• abartıyor diyeceksiniz ama bu mesele kuruşlar üzerinden eksik para alıp verilmesinin önemsenmemesine (veya tam tersine) benziyor. bazı şeyler böyle küçük konulardan çıkış alır. bunlara dikkat eden bir toplumda bir şeyler değişebilir.

    kısa bacaklı yeri geniş olduğu halde arkadan koltuğa diz dayayan ve yine koltuğu ölümüne yatıran da budur. çomardır yani.
  • açıkcası böyleleri için hiç bir zaman fedakarlık yapmıyorum yerimden. direk şak diye suratına söylüyorum. yoksa uğraşılacak iş değil. benim olan benimdir arkadaş!
  • küçük yaştan aileleri tarafından başıboş bırakılan türevlerine uzun süren otobüs yolculuklarına daha başlarken sık rastlanılır:

    - oradan kalkabilecek misin küçük bey/hanım? yerime oturmuşsun. anne baban nerede senin?
    - amcası biraz müsaade et, otursun yavrucak.
    - otursun da, başka yeri seçsin; zira biletli yerim orası. çocuğa aldığınız biletin koltuk numarası kaç hanım/beyefendi?
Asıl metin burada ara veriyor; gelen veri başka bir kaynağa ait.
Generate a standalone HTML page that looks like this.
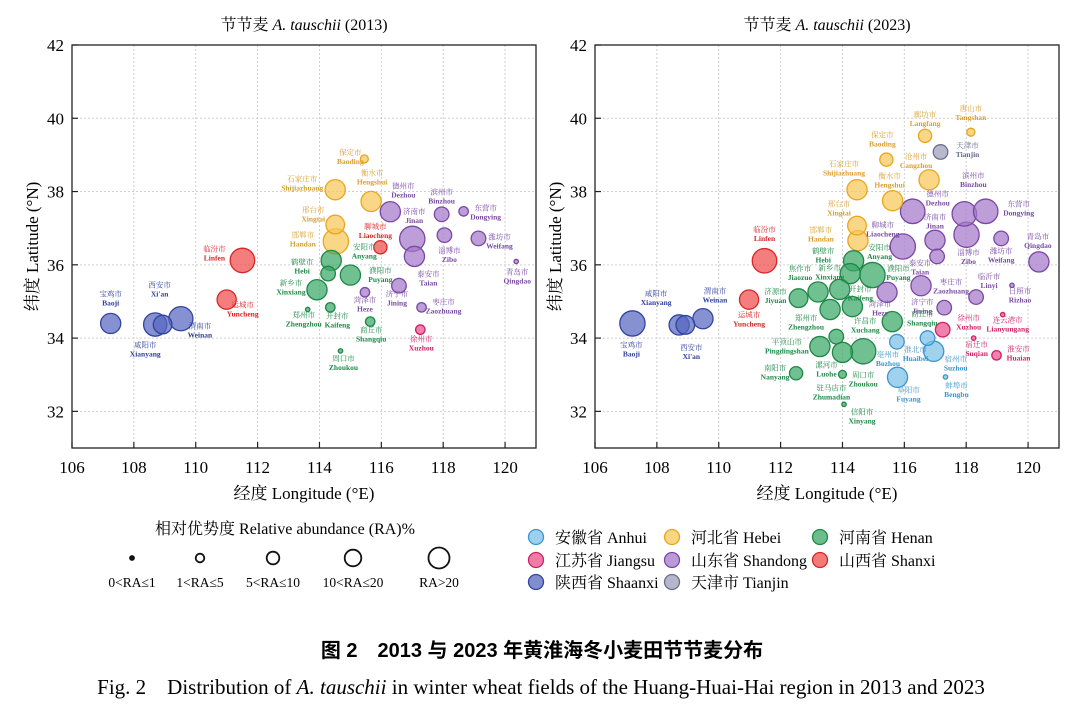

    - ufak daha o, bilet almadık.
    - kilo aldırmaktan caymamışsınız ama... kaç yaşındasın sen bakayım?
    - on!
    - .... neyse, hanım/beyefendi lütfen çocuğunuzu çağırın yanınıza! ona bilet almamışsınız zaten.
    - sana ne be! çocuğum istediği yere oturur!
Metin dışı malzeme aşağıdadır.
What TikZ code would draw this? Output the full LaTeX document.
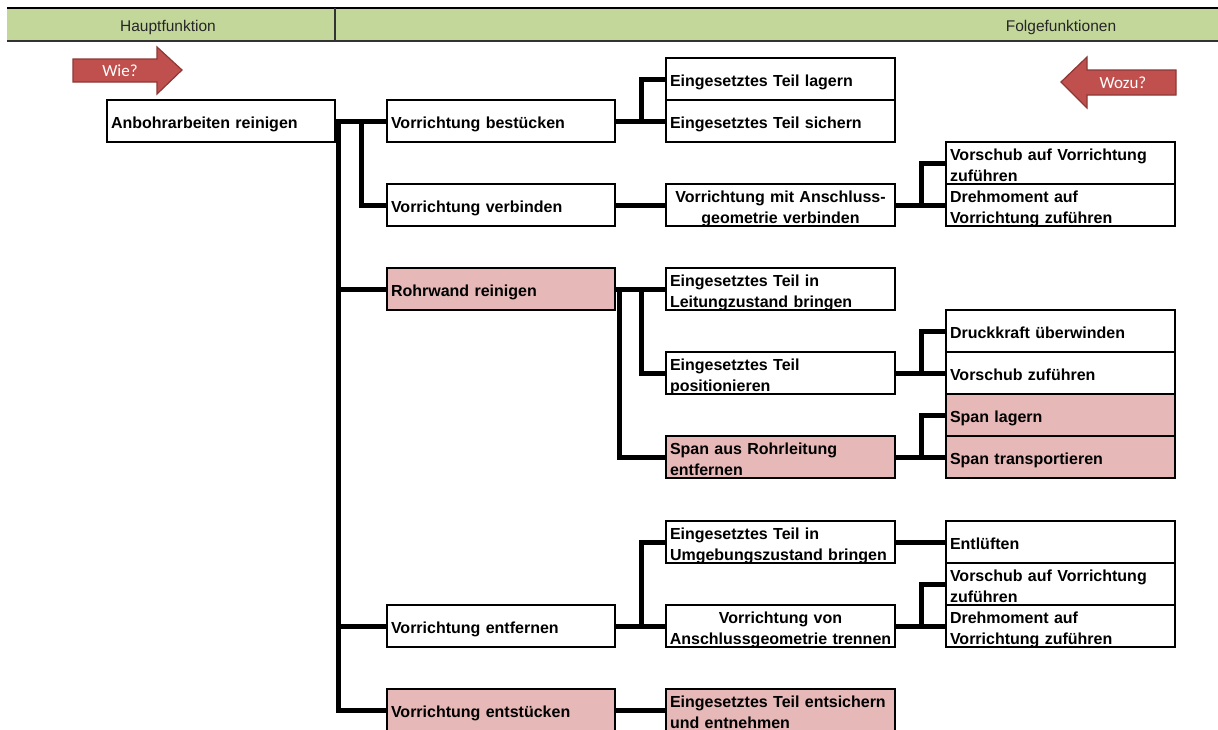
\documentclass[tikz,border=0pt]{standalone}
\usepackage{fontspec}
\setmainfont{Liberation Sans}
\newfontfamily\arrowfont{Carlito}
\usetikzlibrary{shapes.arrows}
\definecolor{hdrgreen}{RGB}{196,215,155}
\definecolor{boxpink}{RGB}{230,184,183}
\definecolor{arrowred}{RGB}{192,80,77}
\definecolor{arrowedge}{RGB}{140,56,54}
\begin{document}
\begin{tikzpicture}[x=1pt,y=-1pt,
  fbox/.style={draw=black,line width=1.8pt,fill=white,minimum height=42pt,
    text width=221pt,inner xsep=4pt,inner ysep=-2pt,align=left,
    font=\fontsize{16}{21}\selectfont\bfseries,
    execute at begin node={\rule{0pt}{19pt}},
    execute at end node={\rule[-4pt]{0pt}{4pt}}},
  pinkbox/.style={fbox,fill=boxpink},
  cbox/.style={fbox,align=center},
  conn/.style={line width=5pt,black},
  hdrtext/.style={font=\fontsize{15.5}{18}\selectfont,text=black!85},
  arrowtext/.style={font=\arrowfont\fontsize{17}{20}\selectfont,text=white}
]
\clip (0,0) rectangle (1218,729);
\fill[white] (0,0) rectangle (1218,729);
% header
\fill[hdrgreen] (7,8) rectangle (1218,41);
\draw[line width=2pt,black] (7,8) -- (1218,8);
\draw[line width=1.5pt,black!80] (7,41) -- (1218,41);
\draw[line width=1.5pt,black!80] (335,8) -- (335,41);
\node[hdrtext] (hh) at (168,27) {Hauptfunktion};
\node[hdrtext] (hf) at (1061,27) {Folgefunktionen};
% arrows
\draw[fill=arrowred,draw=arrowedge,line width=1.2pt] (73,59) -- (157,59) -- (157,47) -- (182,70) -- (157,94) -- (157,82) -- (73,82) -- cycle;
\node[arrowtext] (wie) at (120,71) {Wie?};
\draw[fill=arrowred,draw=arrowedge,line width=1.2pt] (1176,70) -- (1087,70) -- (1087,57) -- (1061,82) -- (1087,108) -- (1087,95) -- (1176,95) -- cycle;
\node[arrowtext] (wozu) at (1123,83) {Wozu?};
% level 0
\node[fbox,text width=220pt] (a0) at (221,121) {Anbohrarbeiten reinigen};
% level 1
\node[fbox,text width=220pt] (best) at (501,121) {Vorrichtung bestücken};
\node[fbox,text width=220pt] (verb) at (501,205) {Vorrichtung verbinden};
\node[pinkbox,text width=220pt] (rohr) at (501,289) {Rohrwand reinigen};
\node[fbox,text width=220pt] (entf) at (501,626) {Vorrichtung entfernen};
\node[pinkbox,text width=220pt] (ents) at (501,710) {Vorrichtung entstücken};
% level 2
\node[fbox] (lag) at (780.5,79) {Eingesetztes Teil lagern};
\node[fbox] (sich) at (780.5,121) {Eingesetztes Teil sichern};
\node[cbox] (mitan) at (780.5,205) {Vorrichtung mit Anschluss-\\geometrie verbinden};
\node[fbox] (leit) at (780.5,289) {Eingesetztes Teil in\\Leitungzustand bringen};
\node[fbox] (pos) at (780.5,373) {Eingesetztes Teil\\positionieren};
\node[pinkbox] (spanaus) at (780.5,457) {Span aus Rohrleitung\\entfernen};
\node[fbox] (umg) at (780.5,542) {Eingesetztes Teil in\\\makebox[0pt][l]{Umgebungszustand bringen}};
\node[cbox] (tren) at (780.5,626) {Vorrichtung von\\\makebox[\linewidth]{Anschlussgeometrie trennen}};
\node[pinkbox] (entsi) at (780.5,710) {\makebox[0pt][l]{Eingesetztes Teil entsichern}\\und entnehmen};
% level 3
\node[fbox] (vs1) at (1060.5,163) {Vorschub auf Vorrichtung\\zuführen};
\node[fbox] (dm1) at (1060.5,205) {Drehmoment auf\\Vorrichtung zuführen};
\node[fbox] (druck) at (1060.5,331) {Druckkraft überwinden};
\node[fbox] (vsz) at (1060.5,373) {Vorschub zuführen};
\node[pinkbox] (spl) at (1060.5,415) {Span lagern};
\node[pinkbox] (spt) at (1060.5,457) {Span transportieren};
\node[fbox] (entl) at (1060.5,542) {Entlüften};
\node[fbox] (vs2) at (1060.5,584) {Vorschub auf Vorrichtung\\zuführen};
\node[fbox] (dm2) at (1060.5,626) {Drehmoment auf\\Vorrichtung zuführen};
% connectors level 0 -> 1
\draw[conn] (a0.east) -- (best.west);
\draw[conn] ([xshift=3pt]a0.east) |- (rohr.west);
\draw[conn] ([xshift=3pt]a0.east) |- (entf.west);
\draw[conn] ([xshift=3pt]a0.east) |- (ents.west);
\draw[conn] ([xshift=26pt]a0.east) |- (verb.west);
% level 1 -> 2
\draw[conn] (best.east) -- (sich.west);
\draw[conn] ([xshift=26pt]best.east) |- (lag.west);
\draw[conn] (verb.east) -- (mitan.west);
\draw[conn] (rohr.east) -- (leit.west);
\draw[conn] ([xshift=4pt]rohr.east) |- (spanaus.west);
\draw[conn] ([xshift=26pt]rohr.east) |- (pos.west);
\draw[conn] (entf.east) -- (tren.west);
\draw[conn] ([xshift=26pt]entf.east) |- (umg.west);
\draw[conn] (ents.east) -- (entsi.west);
% level 2 -> 3
\draw[conn] (mitan.east) -- (dm1.west);
\draw[conn] ([xshift=26pt]mitan.east) |- (vs1.west);
\draw[conn] (pos.east) -- (vsz.west);
\draw[conn] ([xshift=26pt]pos.east) |- (druck.west);
\draw[conn] (spanaus.east) -- (spt.west);
\draw[conn] ([xshift=26pt]spanaus.east) |- (spl.west);
\draw[conn] (umg.east) -- (entl.west);
\draw[conn] (tren.east) -- (dm2.west);
\draw[conn] ([xshift=26pt]tren.east) |- (vs2.west);
\end{tikzpicture}
\end{document}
    - la havle! (kayış kopar...)
  • kaldırılır. gitsin yerine otursun.
  • sorumsuzdur net.
  • bunların otobüs, uçak versiyonlarına zaten alıştık. ne yazık ki sinemada, tiyatroda, konser salonunda da var bu sığırlardan. bir de "bizim yerimize de başkaları oturmuş" savunmaları var ya... tamam oturduğun koltuğun sahibi geldi, git boşta olan ama yine senin olmayan koltuğa otur o zaman, ona da yok. illa hakkımı gasp edecek. adam kültürel etkinliğe geliyor beyin varoş, ne işin var ki senin orda?
  • en çok stadyumda karşılaşılan insan türü.
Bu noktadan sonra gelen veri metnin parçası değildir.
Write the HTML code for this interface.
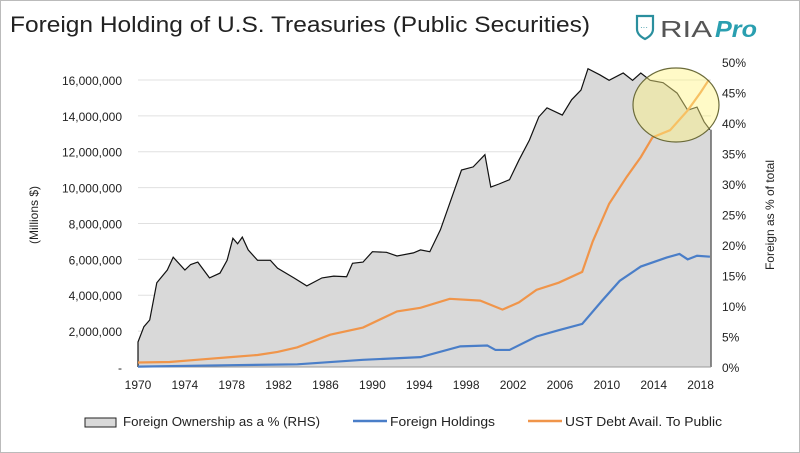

    yerinizden kalkmıyorsa güvenlik görevlisine şikayet etmek en hızlı çözümdür.
  • yüzsüzlük ve hadsizlik karakter özelliği olan insan türü.
  • eğer bilinçli olarak yapıyorsa (bkz: yurt içi uçak yolculuğunda koltuk yatıran ayı) kadar ayıdır. taviz verilmemelidir.